Task statement:
Exclude pictures. Extract exactly the lines from the one that contains "Emit a component" down to the one that contains "Chart.register(...registerables);", both included.
The records start
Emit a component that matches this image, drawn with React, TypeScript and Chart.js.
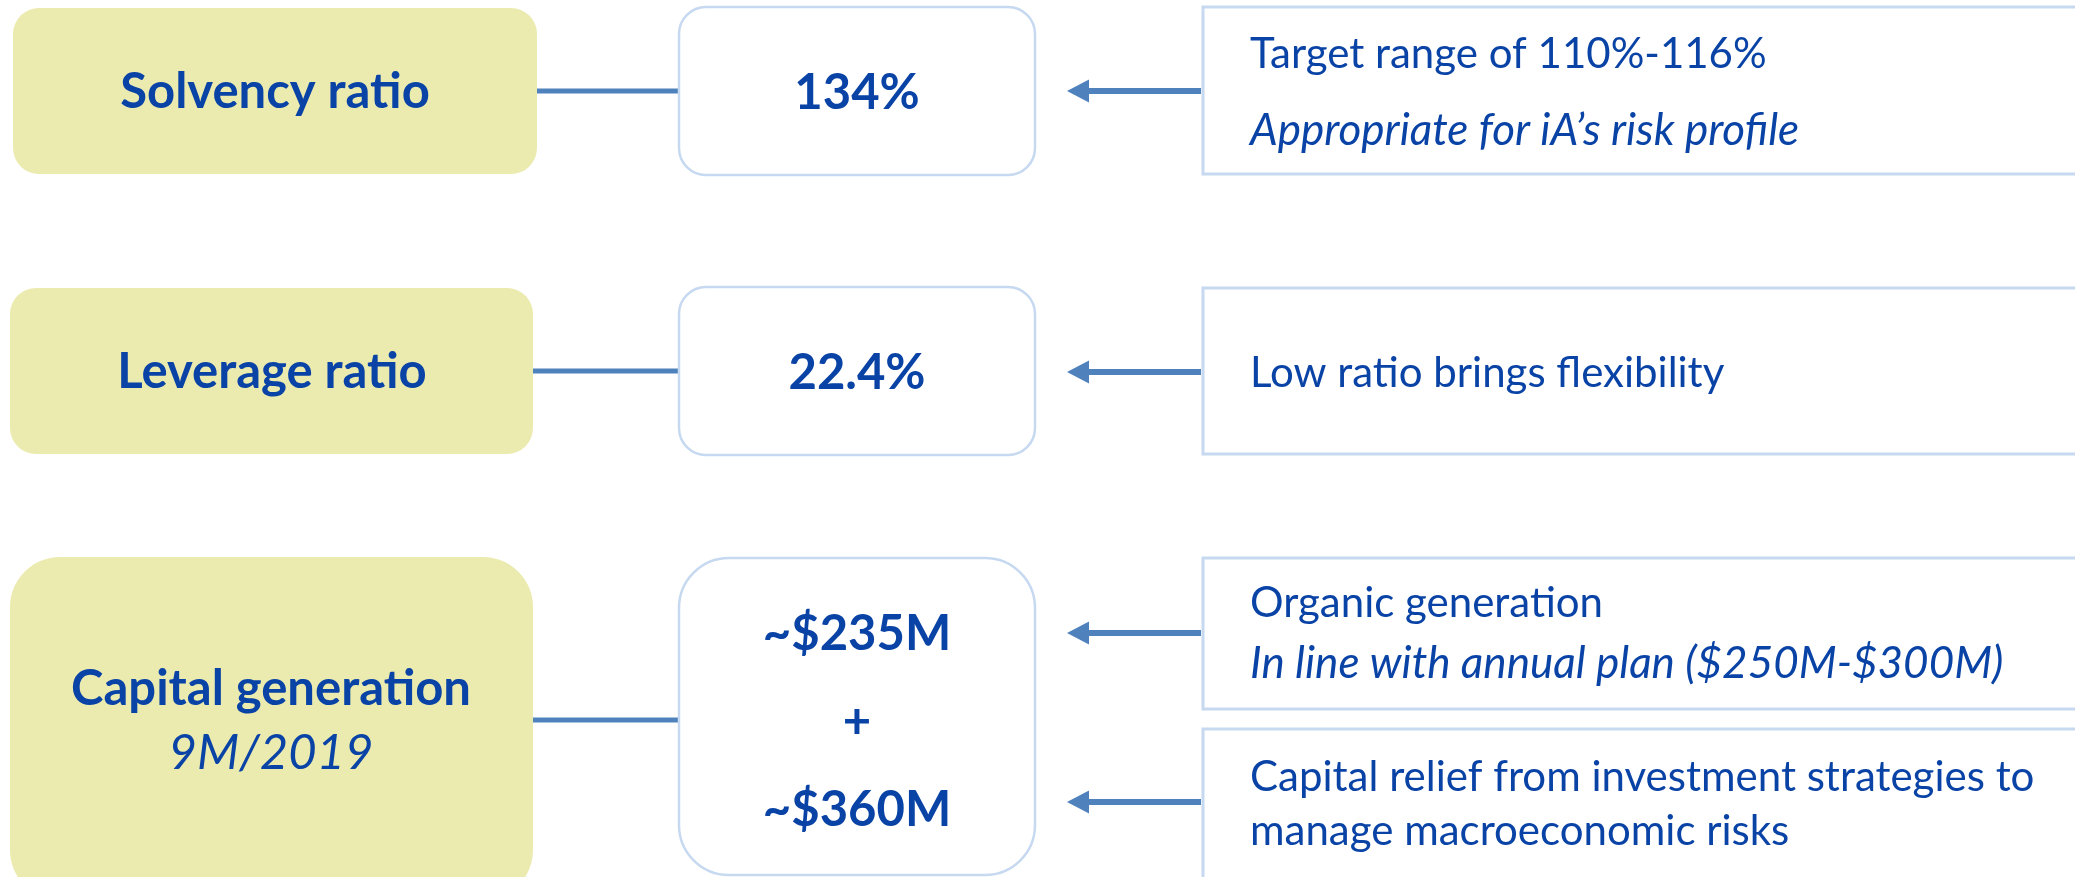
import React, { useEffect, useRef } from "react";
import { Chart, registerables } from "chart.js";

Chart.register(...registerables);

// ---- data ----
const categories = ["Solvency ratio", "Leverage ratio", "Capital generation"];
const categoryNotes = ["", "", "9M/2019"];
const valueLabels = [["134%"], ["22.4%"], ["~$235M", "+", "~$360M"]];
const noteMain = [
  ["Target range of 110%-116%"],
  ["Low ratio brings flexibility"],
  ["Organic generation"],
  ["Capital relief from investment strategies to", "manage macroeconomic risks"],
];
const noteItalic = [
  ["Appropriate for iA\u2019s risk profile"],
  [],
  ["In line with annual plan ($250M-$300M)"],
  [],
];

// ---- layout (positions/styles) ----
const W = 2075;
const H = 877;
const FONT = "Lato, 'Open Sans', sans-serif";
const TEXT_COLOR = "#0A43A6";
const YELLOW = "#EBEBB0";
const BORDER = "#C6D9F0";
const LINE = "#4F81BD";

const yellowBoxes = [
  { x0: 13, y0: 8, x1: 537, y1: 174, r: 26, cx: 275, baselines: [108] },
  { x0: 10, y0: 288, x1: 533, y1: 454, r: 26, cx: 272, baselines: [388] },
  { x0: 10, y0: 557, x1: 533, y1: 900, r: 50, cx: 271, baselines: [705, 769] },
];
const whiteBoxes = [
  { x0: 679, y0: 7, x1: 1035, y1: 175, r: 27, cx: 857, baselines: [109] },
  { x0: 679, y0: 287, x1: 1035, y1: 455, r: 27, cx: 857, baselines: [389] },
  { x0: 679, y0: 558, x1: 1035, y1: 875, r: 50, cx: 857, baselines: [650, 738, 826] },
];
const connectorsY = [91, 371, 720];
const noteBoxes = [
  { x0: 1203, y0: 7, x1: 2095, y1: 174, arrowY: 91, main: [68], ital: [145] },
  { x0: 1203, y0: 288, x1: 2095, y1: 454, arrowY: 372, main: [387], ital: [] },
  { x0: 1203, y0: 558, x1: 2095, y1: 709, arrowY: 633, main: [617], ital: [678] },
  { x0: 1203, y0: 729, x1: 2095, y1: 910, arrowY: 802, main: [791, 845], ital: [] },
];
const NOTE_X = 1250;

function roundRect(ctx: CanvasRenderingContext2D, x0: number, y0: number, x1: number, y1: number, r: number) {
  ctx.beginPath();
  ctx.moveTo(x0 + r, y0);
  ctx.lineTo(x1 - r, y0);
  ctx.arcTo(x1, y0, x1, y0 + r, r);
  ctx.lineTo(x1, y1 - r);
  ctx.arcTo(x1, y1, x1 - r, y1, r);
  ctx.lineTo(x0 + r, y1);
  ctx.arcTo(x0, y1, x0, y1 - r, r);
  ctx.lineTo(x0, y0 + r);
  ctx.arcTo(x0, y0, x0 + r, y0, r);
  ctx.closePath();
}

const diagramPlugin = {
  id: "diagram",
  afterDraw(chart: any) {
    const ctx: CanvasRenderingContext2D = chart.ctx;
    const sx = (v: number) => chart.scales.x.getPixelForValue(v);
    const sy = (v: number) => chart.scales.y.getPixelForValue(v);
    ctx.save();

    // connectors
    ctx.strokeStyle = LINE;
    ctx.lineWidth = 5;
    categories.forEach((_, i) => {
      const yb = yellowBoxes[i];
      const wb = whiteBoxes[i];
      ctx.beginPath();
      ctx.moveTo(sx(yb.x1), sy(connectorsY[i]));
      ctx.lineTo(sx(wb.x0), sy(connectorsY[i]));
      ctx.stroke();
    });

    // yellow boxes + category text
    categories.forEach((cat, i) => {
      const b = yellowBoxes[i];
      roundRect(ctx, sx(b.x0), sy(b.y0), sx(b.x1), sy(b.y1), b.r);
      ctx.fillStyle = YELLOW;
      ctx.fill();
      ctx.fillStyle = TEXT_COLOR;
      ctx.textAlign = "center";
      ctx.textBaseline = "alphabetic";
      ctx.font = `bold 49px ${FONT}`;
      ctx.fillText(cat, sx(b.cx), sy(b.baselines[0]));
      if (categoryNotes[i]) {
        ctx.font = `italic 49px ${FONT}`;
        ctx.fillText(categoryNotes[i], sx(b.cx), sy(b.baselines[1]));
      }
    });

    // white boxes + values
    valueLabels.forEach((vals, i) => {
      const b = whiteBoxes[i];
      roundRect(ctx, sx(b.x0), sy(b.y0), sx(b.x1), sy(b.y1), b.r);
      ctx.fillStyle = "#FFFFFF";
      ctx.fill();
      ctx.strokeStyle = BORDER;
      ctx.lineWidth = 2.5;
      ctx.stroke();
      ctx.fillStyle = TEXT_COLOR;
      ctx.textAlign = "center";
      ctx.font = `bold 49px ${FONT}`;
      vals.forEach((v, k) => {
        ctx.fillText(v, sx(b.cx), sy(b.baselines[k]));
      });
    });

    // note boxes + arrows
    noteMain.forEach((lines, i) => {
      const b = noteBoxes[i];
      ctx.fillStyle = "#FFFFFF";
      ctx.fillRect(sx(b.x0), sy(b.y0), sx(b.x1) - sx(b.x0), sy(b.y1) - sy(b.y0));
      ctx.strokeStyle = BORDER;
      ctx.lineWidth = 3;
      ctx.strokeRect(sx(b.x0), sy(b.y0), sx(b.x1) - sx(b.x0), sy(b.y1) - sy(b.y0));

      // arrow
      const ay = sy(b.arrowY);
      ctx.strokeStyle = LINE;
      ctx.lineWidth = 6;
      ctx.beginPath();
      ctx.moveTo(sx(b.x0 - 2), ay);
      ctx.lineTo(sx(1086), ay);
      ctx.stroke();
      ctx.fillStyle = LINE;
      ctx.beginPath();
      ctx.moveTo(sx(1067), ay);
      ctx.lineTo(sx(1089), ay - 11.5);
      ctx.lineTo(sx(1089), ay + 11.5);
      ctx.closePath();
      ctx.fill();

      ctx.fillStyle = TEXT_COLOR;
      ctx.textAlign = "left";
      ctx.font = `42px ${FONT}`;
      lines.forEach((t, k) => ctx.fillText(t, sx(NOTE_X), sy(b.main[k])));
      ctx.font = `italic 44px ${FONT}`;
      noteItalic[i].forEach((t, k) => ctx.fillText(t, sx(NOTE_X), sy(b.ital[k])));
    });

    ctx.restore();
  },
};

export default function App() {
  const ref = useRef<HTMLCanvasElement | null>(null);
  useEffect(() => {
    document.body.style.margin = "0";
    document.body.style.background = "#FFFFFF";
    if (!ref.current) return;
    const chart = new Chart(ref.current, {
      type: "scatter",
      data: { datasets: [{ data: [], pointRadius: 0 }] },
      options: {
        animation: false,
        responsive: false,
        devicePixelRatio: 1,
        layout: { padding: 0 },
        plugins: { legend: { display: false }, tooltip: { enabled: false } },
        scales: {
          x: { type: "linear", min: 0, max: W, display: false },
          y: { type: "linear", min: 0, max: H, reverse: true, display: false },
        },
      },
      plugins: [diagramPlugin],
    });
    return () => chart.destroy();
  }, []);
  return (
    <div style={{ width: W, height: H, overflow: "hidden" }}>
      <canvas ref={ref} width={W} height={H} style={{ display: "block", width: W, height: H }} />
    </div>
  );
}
The records end
The records start
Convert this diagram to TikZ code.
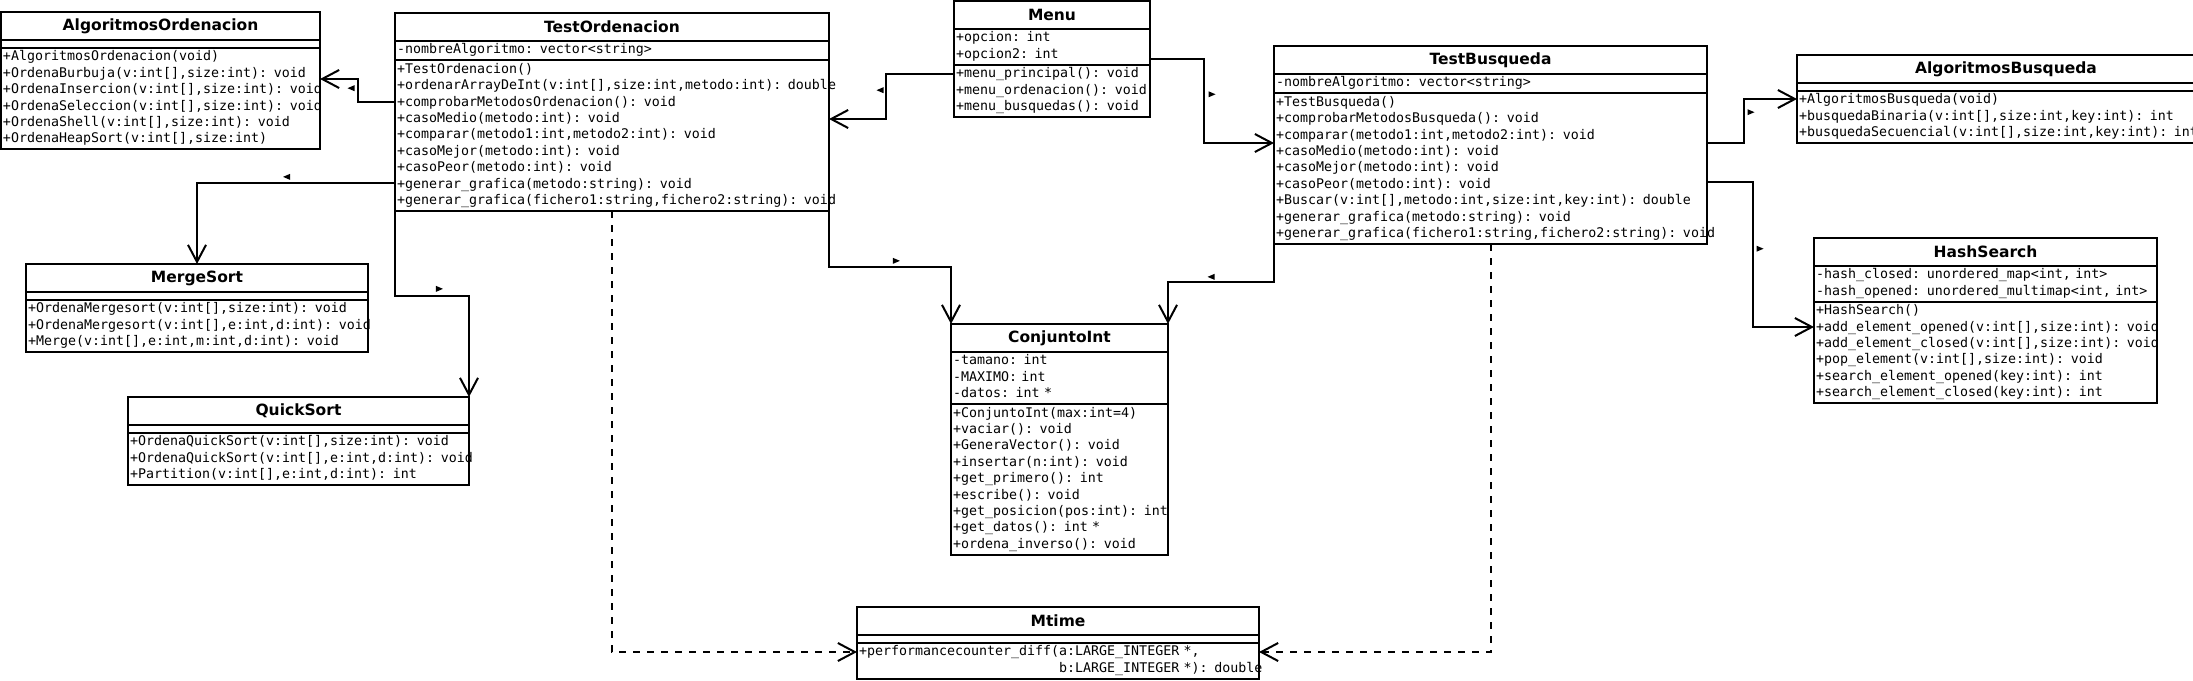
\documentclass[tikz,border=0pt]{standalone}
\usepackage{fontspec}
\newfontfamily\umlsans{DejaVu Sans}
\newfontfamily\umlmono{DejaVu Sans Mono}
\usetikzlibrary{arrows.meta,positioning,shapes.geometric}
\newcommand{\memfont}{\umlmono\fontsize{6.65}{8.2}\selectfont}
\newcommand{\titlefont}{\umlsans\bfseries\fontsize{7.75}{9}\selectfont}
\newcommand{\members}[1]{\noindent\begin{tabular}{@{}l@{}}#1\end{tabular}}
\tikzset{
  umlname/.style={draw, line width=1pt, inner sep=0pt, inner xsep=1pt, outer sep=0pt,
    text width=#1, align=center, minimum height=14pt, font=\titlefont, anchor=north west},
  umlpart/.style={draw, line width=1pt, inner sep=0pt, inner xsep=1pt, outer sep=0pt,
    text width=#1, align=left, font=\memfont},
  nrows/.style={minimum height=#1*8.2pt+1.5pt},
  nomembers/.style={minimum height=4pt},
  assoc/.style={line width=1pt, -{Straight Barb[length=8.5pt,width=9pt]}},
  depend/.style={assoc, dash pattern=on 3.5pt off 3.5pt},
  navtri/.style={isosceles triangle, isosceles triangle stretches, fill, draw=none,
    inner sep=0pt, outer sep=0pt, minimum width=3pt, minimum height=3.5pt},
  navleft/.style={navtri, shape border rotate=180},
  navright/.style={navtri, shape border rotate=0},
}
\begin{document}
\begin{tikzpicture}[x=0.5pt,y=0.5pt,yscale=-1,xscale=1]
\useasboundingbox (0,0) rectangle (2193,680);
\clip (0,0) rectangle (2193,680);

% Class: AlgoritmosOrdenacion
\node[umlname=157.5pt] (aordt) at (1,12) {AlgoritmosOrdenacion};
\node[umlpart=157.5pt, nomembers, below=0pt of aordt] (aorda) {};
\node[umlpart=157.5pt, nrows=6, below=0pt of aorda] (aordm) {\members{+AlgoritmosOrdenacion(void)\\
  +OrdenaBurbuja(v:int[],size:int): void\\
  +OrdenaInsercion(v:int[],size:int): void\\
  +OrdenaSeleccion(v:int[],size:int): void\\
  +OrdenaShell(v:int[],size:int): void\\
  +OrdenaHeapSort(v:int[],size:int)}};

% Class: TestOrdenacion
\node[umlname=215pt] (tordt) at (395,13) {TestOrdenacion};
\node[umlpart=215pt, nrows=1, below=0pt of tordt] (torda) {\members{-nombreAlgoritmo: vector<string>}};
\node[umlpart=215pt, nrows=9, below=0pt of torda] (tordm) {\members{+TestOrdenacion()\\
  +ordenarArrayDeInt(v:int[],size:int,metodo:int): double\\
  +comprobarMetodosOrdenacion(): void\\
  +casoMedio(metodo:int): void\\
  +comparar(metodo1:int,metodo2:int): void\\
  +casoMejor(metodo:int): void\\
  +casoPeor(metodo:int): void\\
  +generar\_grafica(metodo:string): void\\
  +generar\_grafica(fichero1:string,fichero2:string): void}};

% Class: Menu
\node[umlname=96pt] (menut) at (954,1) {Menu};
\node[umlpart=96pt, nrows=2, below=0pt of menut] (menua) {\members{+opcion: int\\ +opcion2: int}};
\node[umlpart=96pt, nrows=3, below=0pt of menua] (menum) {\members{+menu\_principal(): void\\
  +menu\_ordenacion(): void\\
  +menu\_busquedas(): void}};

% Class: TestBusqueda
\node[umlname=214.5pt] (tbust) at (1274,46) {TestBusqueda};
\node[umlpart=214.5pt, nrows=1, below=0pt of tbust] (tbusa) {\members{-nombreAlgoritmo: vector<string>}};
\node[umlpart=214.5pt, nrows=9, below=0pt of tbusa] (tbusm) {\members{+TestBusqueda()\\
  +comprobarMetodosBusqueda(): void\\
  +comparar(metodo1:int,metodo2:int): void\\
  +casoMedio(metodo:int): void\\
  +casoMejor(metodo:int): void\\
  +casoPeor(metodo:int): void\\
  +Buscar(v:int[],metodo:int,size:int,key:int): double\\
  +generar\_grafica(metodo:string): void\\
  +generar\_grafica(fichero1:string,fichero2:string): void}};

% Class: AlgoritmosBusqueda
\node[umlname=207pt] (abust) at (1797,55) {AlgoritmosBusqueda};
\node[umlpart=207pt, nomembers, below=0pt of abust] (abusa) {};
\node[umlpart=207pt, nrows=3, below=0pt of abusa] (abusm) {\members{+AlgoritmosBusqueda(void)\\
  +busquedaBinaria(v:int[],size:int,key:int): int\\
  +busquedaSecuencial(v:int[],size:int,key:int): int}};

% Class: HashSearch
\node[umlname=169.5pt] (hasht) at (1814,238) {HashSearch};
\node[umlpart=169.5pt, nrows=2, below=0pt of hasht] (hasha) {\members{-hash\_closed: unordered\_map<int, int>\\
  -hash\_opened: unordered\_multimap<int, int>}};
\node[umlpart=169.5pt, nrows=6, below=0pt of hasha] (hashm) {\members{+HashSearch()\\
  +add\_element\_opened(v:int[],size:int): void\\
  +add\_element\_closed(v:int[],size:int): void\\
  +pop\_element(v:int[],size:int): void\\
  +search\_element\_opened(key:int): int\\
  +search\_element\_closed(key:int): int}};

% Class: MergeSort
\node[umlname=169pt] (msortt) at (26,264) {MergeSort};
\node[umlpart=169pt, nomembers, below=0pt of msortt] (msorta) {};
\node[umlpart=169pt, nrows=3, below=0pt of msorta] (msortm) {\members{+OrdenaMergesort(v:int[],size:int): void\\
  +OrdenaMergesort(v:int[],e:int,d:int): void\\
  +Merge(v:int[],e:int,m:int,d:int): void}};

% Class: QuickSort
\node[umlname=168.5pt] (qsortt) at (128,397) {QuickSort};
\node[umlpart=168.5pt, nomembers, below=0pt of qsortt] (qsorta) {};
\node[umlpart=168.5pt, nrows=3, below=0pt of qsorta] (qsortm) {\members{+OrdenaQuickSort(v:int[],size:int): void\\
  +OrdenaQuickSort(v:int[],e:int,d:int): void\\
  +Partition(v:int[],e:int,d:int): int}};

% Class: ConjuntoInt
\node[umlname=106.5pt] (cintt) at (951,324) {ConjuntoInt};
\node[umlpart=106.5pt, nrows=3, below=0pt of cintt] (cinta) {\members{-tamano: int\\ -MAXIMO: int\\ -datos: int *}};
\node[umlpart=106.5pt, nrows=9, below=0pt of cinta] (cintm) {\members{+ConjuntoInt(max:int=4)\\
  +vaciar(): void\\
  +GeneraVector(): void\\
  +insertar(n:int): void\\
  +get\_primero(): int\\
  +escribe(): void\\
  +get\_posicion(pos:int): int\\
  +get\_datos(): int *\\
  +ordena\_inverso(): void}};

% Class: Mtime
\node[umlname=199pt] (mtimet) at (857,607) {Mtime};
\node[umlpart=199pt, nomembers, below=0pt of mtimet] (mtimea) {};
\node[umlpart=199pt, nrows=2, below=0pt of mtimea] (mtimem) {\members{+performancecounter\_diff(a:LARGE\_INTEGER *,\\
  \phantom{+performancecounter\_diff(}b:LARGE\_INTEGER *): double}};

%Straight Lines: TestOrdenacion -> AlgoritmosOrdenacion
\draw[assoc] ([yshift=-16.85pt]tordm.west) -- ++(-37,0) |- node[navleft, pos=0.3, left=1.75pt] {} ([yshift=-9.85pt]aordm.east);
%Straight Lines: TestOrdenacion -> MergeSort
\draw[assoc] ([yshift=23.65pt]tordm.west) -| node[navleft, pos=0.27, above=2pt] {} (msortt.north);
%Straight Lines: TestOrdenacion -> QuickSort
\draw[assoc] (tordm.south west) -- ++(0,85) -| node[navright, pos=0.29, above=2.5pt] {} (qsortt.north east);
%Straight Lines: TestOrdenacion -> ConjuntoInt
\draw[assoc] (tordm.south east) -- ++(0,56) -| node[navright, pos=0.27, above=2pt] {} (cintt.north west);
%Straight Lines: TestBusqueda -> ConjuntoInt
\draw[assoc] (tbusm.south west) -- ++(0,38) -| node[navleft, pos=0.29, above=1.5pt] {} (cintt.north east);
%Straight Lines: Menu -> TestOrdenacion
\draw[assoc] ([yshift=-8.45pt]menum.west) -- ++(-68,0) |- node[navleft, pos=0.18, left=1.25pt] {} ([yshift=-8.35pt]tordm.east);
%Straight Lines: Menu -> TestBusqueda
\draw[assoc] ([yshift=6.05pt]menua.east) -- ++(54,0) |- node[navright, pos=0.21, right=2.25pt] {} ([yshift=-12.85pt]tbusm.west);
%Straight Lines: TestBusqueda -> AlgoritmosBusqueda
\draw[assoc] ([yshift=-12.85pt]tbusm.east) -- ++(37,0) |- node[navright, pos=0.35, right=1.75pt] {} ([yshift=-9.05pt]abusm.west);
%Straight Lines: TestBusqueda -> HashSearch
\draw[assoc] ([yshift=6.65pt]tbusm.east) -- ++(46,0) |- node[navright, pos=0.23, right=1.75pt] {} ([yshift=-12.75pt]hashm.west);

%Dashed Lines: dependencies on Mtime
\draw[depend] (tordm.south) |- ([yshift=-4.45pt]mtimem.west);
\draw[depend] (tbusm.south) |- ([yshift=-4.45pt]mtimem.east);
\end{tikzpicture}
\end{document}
The records end
Correct result:
Emit a component that matches this image, drawn with React, TypeScript and Chart.js.
import React, { useEffect, useRef } from "react";
import { Chart, registerables } from "chart.js";

Chart.register(...registerables);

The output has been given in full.